-- START OF DATASET EXTRACT --

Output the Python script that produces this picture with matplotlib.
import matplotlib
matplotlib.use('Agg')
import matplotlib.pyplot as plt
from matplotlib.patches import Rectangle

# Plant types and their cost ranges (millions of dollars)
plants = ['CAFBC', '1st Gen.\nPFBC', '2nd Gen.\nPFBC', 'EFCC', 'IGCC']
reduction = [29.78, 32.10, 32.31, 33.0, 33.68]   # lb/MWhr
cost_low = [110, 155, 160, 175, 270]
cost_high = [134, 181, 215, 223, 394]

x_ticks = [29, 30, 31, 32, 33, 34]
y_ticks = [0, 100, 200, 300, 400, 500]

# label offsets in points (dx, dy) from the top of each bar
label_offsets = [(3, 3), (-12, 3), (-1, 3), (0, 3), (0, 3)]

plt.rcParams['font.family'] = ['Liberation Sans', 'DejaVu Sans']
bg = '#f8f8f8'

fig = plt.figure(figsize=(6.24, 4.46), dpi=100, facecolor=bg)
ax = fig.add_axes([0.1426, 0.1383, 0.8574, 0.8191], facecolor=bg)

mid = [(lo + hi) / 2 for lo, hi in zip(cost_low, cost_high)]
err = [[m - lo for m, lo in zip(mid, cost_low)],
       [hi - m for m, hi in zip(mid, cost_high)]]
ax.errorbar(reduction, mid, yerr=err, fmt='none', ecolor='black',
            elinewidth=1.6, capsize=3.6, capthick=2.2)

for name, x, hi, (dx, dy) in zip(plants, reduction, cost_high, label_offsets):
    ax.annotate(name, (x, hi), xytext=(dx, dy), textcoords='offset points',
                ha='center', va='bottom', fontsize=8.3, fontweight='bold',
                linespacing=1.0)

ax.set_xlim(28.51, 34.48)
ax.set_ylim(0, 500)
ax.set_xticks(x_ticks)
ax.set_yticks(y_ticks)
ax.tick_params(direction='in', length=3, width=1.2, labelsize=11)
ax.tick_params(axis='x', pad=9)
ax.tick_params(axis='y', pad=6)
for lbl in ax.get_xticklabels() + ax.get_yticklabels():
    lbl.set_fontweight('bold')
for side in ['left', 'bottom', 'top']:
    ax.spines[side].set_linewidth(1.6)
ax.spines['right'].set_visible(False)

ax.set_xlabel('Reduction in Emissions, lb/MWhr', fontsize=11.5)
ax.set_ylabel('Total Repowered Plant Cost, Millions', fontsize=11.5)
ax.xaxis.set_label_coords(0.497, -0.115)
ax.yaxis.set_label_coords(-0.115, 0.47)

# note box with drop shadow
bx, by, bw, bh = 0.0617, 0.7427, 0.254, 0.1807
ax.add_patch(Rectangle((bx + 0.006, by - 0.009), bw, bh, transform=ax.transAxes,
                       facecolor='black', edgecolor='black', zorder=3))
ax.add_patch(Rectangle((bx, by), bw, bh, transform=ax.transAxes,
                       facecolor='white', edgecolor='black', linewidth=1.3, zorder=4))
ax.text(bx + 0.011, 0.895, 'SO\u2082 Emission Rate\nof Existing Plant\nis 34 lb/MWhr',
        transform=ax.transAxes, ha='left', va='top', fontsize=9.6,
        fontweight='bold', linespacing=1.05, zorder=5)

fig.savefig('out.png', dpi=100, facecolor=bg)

-- END OF DATASET EXTRACT --

DIRECTION - Return exactly the lines from the beginning of the data above through the one containing "from matplotlib.patches import Rectangle", please. Include both end lines and add nothing else.

WRITTEN SOLUTION -
Output the Python script that produces this picture with matplotlib.
import matplotlib
matplotlib.use('Agg')
import matplotlib.pyplot as plt
from matplotlib.patches import Rectangle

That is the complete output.